A block of data
==*==
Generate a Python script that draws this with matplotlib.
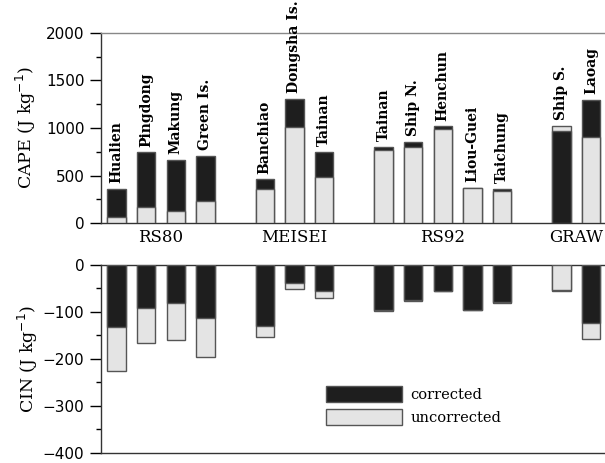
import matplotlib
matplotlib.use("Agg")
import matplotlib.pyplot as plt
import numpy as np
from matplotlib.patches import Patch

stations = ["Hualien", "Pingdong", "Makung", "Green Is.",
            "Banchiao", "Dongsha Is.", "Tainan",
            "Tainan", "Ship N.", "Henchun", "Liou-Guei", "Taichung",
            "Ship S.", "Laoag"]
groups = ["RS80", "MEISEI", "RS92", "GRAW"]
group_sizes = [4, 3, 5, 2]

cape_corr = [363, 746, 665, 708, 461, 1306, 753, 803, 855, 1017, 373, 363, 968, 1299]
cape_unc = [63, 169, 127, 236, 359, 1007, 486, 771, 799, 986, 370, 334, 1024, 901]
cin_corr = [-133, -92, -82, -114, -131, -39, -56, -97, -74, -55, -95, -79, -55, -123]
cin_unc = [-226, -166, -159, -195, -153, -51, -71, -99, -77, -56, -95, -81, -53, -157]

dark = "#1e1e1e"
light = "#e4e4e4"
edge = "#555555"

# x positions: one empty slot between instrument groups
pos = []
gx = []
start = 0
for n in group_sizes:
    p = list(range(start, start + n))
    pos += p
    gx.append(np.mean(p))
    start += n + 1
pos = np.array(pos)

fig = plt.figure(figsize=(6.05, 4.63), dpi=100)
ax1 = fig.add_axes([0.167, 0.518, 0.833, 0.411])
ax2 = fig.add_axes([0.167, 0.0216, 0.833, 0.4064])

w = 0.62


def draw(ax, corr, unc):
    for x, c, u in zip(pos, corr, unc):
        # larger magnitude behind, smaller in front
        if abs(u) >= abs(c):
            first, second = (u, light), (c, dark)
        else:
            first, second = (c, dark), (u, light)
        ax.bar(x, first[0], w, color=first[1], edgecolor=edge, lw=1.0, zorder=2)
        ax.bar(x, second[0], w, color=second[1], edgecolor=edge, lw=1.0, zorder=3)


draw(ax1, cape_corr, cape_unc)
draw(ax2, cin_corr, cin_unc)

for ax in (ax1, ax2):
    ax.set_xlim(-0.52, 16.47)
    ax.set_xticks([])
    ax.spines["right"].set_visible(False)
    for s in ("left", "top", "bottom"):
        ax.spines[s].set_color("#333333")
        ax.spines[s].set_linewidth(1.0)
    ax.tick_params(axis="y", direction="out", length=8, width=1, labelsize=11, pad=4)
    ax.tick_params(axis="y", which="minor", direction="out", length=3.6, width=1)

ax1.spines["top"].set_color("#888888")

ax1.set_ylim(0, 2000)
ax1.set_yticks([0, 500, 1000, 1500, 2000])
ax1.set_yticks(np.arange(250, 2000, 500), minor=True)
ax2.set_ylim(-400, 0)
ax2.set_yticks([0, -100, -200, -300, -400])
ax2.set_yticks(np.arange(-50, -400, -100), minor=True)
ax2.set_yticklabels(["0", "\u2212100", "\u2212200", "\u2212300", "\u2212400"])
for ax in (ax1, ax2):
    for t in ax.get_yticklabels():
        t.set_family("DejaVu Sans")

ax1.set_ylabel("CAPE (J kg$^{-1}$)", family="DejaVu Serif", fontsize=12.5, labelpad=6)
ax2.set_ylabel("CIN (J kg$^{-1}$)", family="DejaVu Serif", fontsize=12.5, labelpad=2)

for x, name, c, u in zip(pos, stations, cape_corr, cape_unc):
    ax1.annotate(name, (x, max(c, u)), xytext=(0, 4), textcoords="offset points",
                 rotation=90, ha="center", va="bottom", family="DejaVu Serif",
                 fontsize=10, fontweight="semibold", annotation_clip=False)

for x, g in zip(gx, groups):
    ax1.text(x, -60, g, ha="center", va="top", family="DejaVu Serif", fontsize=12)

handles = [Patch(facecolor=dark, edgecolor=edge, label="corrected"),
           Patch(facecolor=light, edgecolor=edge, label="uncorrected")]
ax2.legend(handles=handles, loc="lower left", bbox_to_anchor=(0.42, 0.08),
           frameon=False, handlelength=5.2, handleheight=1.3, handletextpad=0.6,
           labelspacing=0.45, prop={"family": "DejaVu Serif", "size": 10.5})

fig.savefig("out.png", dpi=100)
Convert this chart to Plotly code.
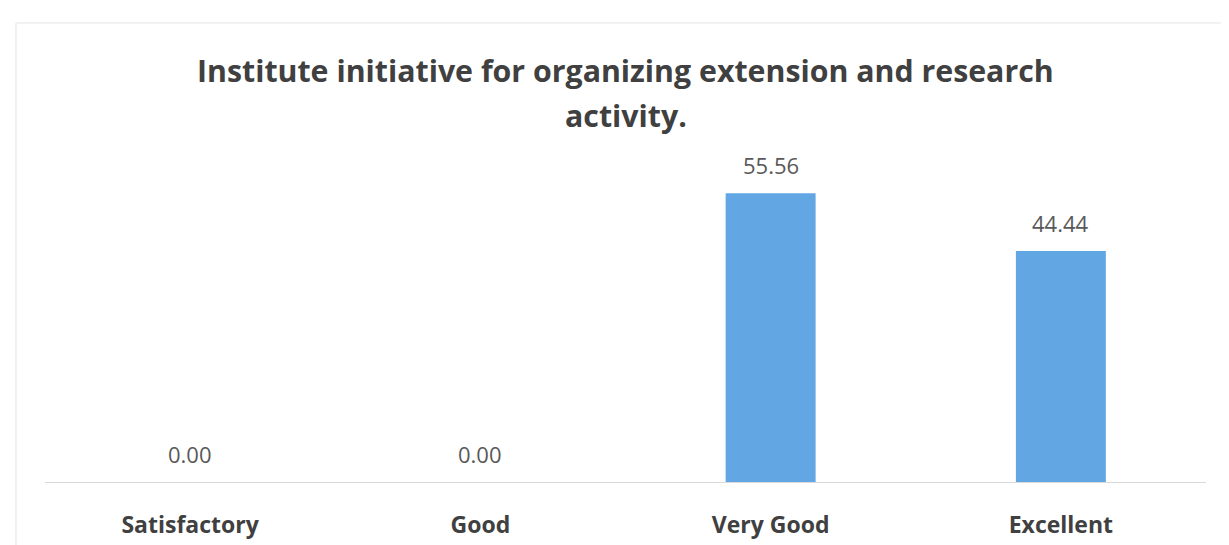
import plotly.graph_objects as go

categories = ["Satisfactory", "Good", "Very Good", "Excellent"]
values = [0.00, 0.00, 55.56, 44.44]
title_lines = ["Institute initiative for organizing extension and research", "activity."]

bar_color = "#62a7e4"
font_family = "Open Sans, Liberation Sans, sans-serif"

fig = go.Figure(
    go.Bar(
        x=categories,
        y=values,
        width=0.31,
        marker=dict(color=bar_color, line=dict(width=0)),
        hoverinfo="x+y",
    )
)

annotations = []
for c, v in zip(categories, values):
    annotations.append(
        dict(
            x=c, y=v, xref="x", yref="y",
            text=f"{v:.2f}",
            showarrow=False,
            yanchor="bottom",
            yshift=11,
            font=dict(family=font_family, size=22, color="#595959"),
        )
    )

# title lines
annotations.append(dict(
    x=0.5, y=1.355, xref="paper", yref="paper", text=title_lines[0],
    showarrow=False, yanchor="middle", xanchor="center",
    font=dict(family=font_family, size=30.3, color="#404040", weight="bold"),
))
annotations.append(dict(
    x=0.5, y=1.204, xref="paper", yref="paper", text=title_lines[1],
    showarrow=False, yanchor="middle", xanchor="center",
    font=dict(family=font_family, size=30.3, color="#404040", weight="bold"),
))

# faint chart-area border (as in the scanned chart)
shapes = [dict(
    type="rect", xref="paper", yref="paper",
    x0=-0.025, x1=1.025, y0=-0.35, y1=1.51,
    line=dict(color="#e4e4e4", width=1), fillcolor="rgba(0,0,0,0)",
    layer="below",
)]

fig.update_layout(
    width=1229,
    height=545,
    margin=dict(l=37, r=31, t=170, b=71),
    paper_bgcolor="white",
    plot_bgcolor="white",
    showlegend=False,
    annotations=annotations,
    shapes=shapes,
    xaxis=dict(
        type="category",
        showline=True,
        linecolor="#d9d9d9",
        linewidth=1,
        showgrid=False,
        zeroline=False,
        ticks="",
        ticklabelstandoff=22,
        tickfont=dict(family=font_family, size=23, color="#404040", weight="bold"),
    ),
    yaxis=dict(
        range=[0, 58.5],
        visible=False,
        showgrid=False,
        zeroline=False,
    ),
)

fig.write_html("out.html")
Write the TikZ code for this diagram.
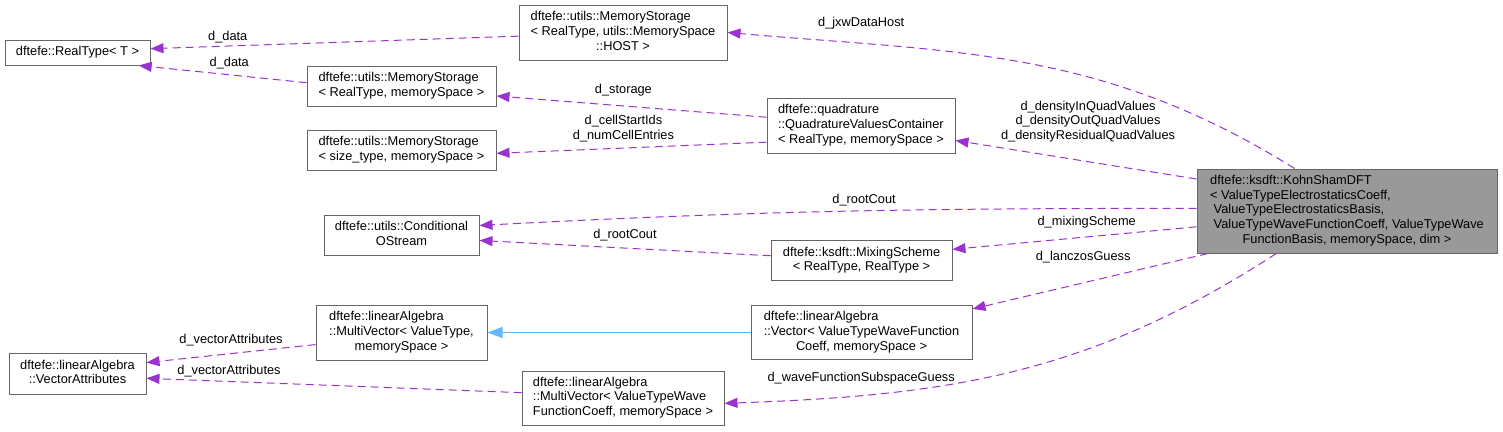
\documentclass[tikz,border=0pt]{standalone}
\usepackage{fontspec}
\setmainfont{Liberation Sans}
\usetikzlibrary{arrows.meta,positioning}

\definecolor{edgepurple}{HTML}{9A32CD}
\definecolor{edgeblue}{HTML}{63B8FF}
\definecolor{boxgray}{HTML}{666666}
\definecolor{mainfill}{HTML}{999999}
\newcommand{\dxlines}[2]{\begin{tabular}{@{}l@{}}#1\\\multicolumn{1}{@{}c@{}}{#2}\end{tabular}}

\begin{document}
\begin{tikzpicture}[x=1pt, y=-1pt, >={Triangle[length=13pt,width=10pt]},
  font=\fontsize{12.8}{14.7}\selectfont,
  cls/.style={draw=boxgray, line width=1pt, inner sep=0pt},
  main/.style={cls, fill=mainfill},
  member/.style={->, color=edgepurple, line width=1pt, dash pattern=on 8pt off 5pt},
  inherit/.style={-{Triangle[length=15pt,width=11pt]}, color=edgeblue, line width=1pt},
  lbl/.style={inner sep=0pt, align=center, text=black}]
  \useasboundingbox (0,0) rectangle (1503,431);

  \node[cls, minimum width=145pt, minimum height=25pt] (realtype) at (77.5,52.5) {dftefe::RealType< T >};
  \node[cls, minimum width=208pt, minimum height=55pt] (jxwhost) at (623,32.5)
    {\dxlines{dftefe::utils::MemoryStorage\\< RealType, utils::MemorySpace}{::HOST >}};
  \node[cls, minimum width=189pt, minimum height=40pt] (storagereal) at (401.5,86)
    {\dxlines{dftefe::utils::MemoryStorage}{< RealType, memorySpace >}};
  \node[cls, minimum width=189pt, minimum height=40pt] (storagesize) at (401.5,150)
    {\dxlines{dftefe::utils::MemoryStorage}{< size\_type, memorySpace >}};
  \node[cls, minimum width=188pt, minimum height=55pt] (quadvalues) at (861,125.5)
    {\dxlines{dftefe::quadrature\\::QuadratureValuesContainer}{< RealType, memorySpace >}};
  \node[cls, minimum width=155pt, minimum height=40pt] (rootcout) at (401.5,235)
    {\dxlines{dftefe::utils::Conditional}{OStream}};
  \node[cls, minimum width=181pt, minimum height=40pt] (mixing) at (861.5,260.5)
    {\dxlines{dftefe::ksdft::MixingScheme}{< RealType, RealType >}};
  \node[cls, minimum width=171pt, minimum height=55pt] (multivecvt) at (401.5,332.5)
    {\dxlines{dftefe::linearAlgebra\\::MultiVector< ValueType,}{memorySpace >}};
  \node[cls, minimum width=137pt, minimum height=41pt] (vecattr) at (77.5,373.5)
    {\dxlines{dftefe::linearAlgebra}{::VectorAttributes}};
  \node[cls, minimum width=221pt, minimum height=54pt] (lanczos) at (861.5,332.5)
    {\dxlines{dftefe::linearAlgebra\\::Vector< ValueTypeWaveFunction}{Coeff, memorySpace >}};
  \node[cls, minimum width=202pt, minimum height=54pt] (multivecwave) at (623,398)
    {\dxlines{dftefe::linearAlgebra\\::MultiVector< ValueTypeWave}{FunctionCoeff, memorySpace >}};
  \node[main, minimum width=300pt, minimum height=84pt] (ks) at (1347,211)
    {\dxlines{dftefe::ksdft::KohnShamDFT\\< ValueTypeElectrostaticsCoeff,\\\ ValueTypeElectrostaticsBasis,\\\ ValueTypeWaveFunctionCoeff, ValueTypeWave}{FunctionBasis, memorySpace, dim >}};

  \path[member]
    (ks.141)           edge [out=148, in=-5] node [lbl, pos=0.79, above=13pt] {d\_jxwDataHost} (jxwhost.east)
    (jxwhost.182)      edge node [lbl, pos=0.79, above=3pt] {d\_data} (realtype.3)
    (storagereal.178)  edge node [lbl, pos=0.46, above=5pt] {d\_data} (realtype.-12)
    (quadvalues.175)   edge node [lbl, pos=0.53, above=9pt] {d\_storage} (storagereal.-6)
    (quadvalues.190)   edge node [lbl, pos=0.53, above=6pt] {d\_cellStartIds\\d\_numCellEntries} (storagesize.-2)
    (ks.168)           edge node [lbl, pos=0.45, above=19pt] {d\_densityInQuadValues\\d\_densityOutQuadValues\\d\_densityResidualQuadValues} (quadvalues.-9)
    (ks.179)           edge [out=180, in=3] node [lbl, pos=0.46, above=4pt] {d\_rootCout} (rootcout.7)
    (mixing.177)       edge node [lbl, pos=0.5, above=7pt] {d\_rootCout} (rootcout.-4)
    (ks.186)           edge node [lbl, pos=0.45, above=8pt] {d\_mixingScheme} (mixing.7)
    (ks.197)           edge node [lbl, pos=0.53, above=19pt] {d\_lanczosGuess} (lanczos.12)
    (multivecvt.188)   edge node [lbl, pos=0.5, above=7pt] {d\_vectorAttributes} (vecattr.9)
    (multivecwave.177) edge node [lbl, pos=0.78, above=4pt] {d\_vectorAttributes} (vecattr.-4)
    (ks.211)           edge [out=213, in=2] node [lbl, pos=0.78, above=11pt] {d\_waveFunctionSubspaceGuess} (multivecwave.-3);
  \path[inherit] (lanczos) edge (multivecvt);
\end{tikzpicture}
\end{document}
==*==
Pictures excluded, give again exactly and only the lines of the material above from the line with "Write the TikZ code for this diagram." through the line with "(0,0) rectangle (1503,431);".

Written response:
Write the TikZ code for this diagram.
\documentclass[tikz,border=0pt]{standalone}
\usepackage{fontspec}
\setmainfont{Liberation Sans}
\usetikzlibrary{arrows.meta,positioning}

\definecolor{edgepurple}{HTML}{9A32CD}
\definecolor{edgeblue}{HTML}{63B8FF}
\definecolor{boxgray}{HTML}{666666}
\definecolor{mainfill}{HTML}{999999}
\newcommand{\dxlines}[2]{\begin{tabular}{@{}l@{}}#1\\\multicolumn{1}{@{}c@{}}{#2}\end{tabular}}

\begin{document}
\begin{tikzpicture}[x=1pt, y=-1pt, >={Triangle[length=13pt,width=10pt]},
  font=\fontsize{12.8}{14.7}\selectfont,
  cls/.style={draw=boxgray, line width=1pt, inner sep=0pt},
  main/.style={cls, fill=mainfill},
  member/.style={->, color=edgepurple, line width=1pt, dash pattern=on 8pt off 5pt},
  inherit/.style={-{Triangle[length=15pt,width=11pt]}, color=edgeblue, line width=1pt},
  lbl/.style={inner sep=0pt, align=center, text=black}]
  \useasboundingbox (0,0) rectangle (1503,431);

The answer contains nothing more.